Earlier this month, Semiconductor Engineering editor-in-chief Ed Sperling hosted an industry roundtable to discuss new DRAM options and considerations. Frank Ferro, our senior director of product management, represented Rambus, alongside participants from Cadence, Synopsys and Samsung Electronics.
As Ferro points out, the two primary challenges the memory industry continues to face are bandwidth and latency.
“These challenges really haven’t changed very much [over the years]. However, the key difference is that we’re now seeing a swing back from where we had plenty of bandwidth – and compute was the bottleneck – to where memory is the bottleneck again.”
This trend, says Ferro, has prompted the development of various memory technologies including advanced packaging, in-memory and near-memory computing.
“[For example], HBM basically came out of nowhere a couple years ago and now GDDR is showing up on everyone’s radar,” he explains. “We’re [currently] building physical layers based on [vendor] specs and JEDEC specs.

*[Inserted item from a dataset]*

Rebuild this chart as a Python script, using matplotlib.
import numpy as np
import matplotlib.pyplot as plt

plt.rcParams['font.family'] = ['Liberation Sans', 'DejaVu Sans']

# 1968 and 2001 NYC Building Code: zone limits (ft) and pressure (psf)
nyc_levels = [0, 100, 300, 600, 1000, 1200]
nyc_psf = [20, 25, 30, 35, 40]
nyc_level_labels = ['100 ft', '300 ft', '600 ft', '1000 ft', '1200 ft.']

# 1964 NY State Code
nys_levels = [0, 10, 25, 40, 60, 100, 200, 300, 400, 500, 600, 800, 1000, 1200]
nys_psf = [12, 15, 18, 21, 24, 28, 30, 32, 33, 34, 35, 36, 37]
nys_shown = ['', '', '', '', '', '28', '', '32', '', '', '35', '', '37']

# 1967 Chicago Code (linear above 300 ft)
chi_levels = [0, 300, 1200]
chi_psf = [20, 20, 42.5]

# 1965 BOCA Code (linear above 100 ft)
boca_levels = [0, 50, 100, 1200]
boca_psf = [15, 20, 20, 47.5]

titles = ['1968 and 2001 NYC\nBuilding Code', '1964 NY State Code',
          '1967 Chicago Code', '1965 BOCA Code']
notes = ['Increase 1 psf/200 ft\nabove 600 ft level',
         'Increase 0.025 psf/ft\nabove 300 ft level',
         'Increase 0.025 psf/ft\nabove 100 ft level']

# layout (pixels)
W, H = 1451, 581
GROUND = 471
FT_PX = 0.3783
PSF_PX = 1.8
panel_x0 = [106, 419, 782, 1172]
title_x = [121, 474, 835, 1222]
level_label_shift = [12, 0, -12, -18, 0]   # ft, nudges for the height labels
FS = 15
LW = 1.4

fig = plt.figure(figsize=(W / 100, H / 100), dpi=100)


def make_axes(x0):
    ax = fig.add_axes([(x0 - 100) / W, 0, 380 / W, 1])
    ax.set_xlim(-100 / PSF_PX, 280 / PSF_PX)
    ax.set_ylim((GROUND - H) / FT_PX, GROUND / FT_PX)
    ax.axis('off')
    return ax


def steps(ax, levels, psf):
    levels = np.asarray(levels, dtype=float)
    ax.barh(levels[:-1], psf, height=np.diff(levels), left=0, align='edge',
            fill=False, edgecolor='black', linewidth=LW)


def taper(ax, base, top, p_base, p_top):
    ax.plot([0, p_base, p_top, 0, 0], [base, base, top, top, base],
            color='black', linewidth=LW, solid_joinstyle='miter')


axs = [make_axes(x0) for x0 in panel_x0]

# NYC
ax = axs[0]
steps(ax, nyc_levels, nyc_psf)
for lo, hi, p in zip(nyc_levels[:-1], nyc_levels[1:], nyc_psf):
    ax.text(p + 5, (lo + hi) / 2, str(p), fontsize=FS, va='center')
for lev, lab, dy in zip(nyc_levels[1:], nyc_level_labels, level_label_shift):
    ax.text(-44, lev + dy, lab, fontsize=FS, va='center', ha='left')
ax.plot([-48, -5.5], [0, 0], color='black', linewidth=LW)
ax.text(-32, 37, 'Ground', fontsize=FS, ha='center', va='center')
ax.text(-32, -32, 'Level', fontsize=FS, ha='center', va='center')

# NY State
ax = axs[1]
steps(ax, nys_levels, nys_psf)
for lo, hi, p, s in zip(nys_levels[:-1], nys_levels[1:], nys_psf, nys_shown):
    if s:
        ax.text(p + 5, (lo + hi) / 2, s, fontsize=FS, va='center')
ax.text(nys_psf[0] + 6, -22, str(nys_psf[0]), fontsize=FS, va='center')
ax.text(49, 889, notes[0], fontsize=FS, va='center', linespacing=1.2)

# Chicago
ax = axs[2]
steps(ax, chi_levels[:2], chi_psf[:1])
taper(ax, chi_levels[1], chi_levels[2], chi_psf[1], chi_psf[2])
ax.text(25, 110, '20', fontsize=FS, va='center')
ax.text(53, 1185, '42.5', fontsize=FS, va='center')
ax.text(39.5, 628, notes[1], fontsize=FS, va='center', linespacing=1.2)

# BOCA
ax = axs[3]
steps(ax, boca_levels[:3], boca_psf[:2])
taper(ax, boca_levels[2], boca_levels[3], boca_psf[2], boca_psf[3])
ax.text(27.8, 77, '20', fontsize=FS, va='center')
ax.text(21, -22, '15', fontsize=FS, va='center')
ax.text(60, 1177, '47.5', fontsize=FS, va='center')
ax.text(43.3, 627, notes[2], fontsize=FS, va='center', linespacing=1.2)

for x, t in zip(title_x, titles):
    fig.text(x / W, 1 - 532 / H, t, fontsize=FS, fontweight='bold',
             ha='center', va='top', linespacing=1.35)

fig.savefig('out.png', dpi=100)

Architecturally, we are looking at ways to innovate.”
According to Ferro, certain types of memory architectures are now being designed to match specific applications.

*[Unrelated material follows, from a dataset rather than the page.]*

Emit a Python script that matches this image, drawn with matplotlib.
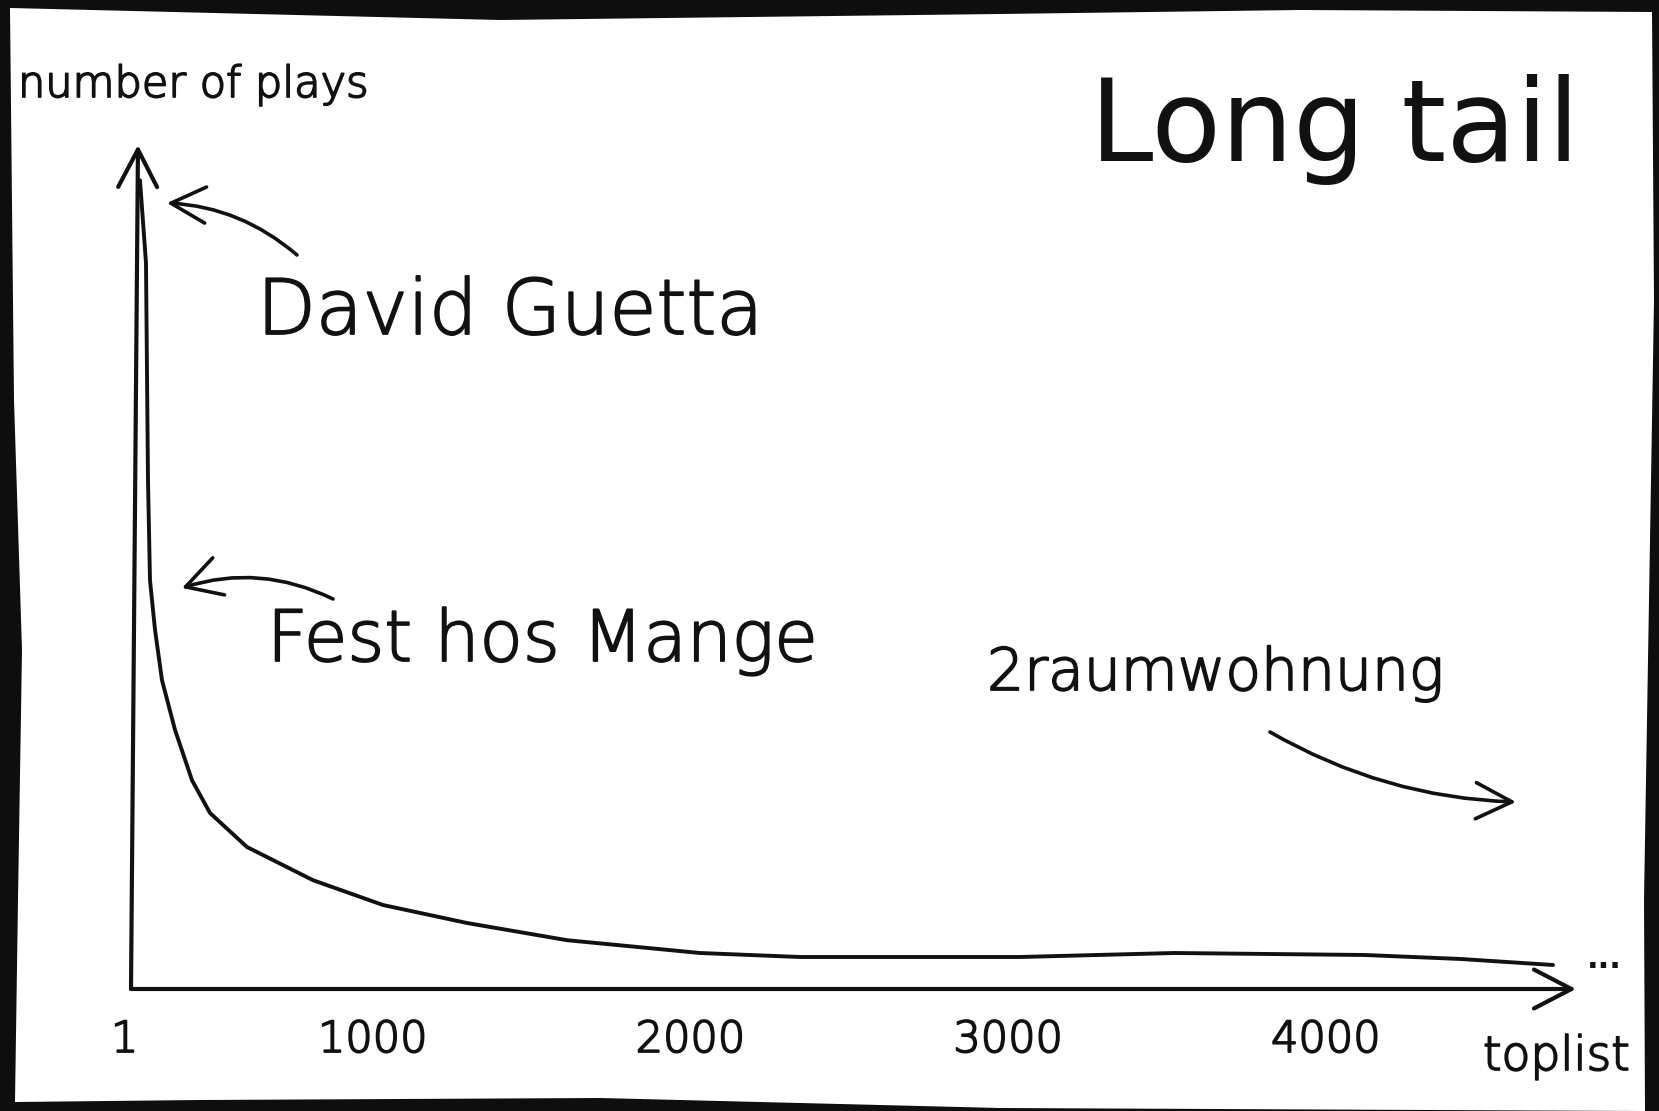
import matplotlib
matplotlib.use("Agg")
import matplotlib.pyplot as plt
import matplotlib.patheffects as pe
from matplotlib.patches import Polygon

# chart data
rank = [267.5, 286.4, 292.7, 299.0, 314.8, 336.8, 377.7, 431.2, 487.9, 604.3,
        812.1, 1032.4, 1296.8, 1611.6, 2030.2, 2345.0, 2659.7, 3037.5,
        3522.2, 4123.4, 4425.6, 4715.2]
plays = [101.1, 90.75, 63.6, 51.1, 44.9, 38.6, 32.4, 26.1, 22.0, 17.75,
         13.6, 10.5, 8.25, 6.1, 4.5, 4.0, 4.0, 4.0,
         4.5, 4.25, 3.75, 3.0]
tick_values = [1, 1000, 2000, 3000, 4000]
tick_labels = ["1", "1000", "2000", "3000", "4000"]
artists = ["David Guetta", "Fest hos Mange", "2raumwohnung"]

W, H = 1659, 1111
INK = "#111111"

# pixel -> data helpers (sketch scale)
def X(px):
    return (px - 55) / 0.3177

def Y(py):
    return (989 - py) / 8.0

plt.rcParams["font.family"] = ["DejaVu Sans"]
plt.rcParams["font.weight"] = "light"

# thin pen look for the handwriting
pen = [pe.withStroke(linewidth=1.3, foreground=INK)]

fig = plt.figure(figsize=(W / 100, H / 100), dpi=100, facecolor="#0e0e0e")

# the white sheet of paper, slightly crooked
paper = [(10, 8), (500, 20), (1000, 14), (1300, 10), (1652, 12),
         (1654, 300), (1649, 600), (1644, 900), (1645, 1111),
         (1000, 1108), (600, 1098), (200, 1100), (15, 1102),
         (18, 900), (22, 650), (14, 400)]
fig.patches.append(Polygon([(x / W, 1 - y / H) for x, y in paper],
                           closed=True, transform=fig.transFigure,
                           facecolor="white", edgecolor="none", zorder=-5))

ax = fig.add_axes([0, 0, 1, 1])
ax.set_xlim(X(0), X(W))
ax.set_ylim(Y(H), Y(0))
ax.axis("off")

# axes drawn as arrows
x0 = X(131)
head = "->,head_length=27,head_width=14"
ax.annotate("", xy=(X(138), Y(145)), xytext=(x0, 0),
            arrowprops=dict(arrowstyle=head, lw=3, color=INK,
                            shrinkA=0, shrinkB=0, mutation_scale=1))
ax.annotate("", xy=(X(1576), 0), xytext=(x0, 0),
            arrowprops=dict(arrowstyle=head, lw=3, color=INK,
                            shrinkA=0, shrinkB=0, mutation_scale=1))

# the long tail
ax.plot(rank, plays, color=INK, lw=2.8, solid_capstyle="round",
        solid_joinstyle="round")

# tick labels
for v, lab in zip(tick_values, tick_labels):
    ax.text(x0 - 20 if v == 1 else v, Y(1052), lab, fontsize=31,
            ha="center", va="baseline", color=INK, path_effects=pen)

ax.text(X(1483), Y(1070), "toplist", fontsize=34, ha="left",
        va="baseline", color=INK, path_effects=pen)
ax.text(X(1587), Y(968), "...", fontsize=22, ha="left", va="baseline",
        color=INK, fontweight="bold")
ax.text(X(18), Y(97), "number of plays", fontsize=31, ha="left",
        va="baseline", color=INK, path_effects=pen)
ax.text(X(1090), Y(161), "Long tail", fontsize=82, ha="left",
        va="baseline", color=INK, fontweight="normal")

# artist labels with hand-drawn pointers
ax.text(X(257), Y(334), artists[0], fontsize=55, ha="left",
        va="baseline", color=INK, path_effects=pen)
ax.annotate("", xy=(X(167), Y(203)), xytext=(X(297), Y(255)),
            arrowprops=dict(arrowstyle="->,head_length=25,head_width=13",
                            lw=2.6, color=INK, shrinkA=0, shrinkB=0,
                            mutation_scale=1,
                            connectionstyle="arc3,rad=0.17"))

ax.text(X(267), Y(661), artists[1], fontsize=51, ha="left",
        va="baseline", color=INK, path_effects=pen)
ax.annotate("", xy=(X(182), Y(588)), xytext=(X(333), Y(599)),
            arrowprops=dict(arrowstyle="->,head_length=25,head_width=14",
                            lw=2.6, color=INK, shrinkA=0, shrinkB=0,
                            mutation_scale=1,
                            connectionstyle="arc3,rad=0.2"))

ax.text(X(987), Y(690), artists[2], fontsize=42, ha="left",
        va="baseline", color=INK, path_effects=pen)
ax.annotate("", xy=(X(1516), Y(802)), xytext=(X(1270), Y(732)),
            arrowprops=dict(arrowstyle="->,head_length=26,head_width=13",
                            lw=2.6, color=INK, shrinkA=0, shrinkB=0,
                            mutation_scale=1,
                            connectionstyle="arc3,rad=0.125"))

fig.savefig("out.png", dpi=100, facecolor=fig.get_facecolor())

“In networking, you may see HBM doing packet buffering or DDRs doing some other kind of housekeeping function. The SoCs and the networking processors are starting to optimize memory subsystems based on the type of workloads they’re seeing,” he elaborates. “In AI, the training is moving toward HBM. Inference can’t afford HBM [in most cases], so they’re leaning toward GDDR6.”
System level requirements, says Ferro, determine which memory technology is most appropriate as performance trade-offs are made between power consumption, design complexity and cost. Ferro also notes that the next generation of HBM is on its way, with the promise of more bandwidth and power efficiency. Indeed, AI is still in its infancy and system architects continue to look for more bandwidth from the memory sub-system as the size of data-sets grow. This additional bandwidth and memory density will also enable the co-design of processors and memory systems for further performance optimizations.
Moreover, says Ferro, foundries, semiconductor, DRAM and IP companies are working to improve the overall cost of HBM implementation. HBM is still in the early manufacturing stages and cost reduction will come with volume and manufacturing experience with both the DRAM (3D) and 2.5D systems. There are also efforts to look at new types of interposer material to reduce cost.
“The addition of both HBM and GDDR6 to the traditional DDR DRAM now gives designers more choices for systems requiring very high bandwidth. Although having additional choices for the memory subsystem means more evaluation work for system architects, it is ultimately very good for the industry as the need for more bandwidth has no end in sight,” he concludes.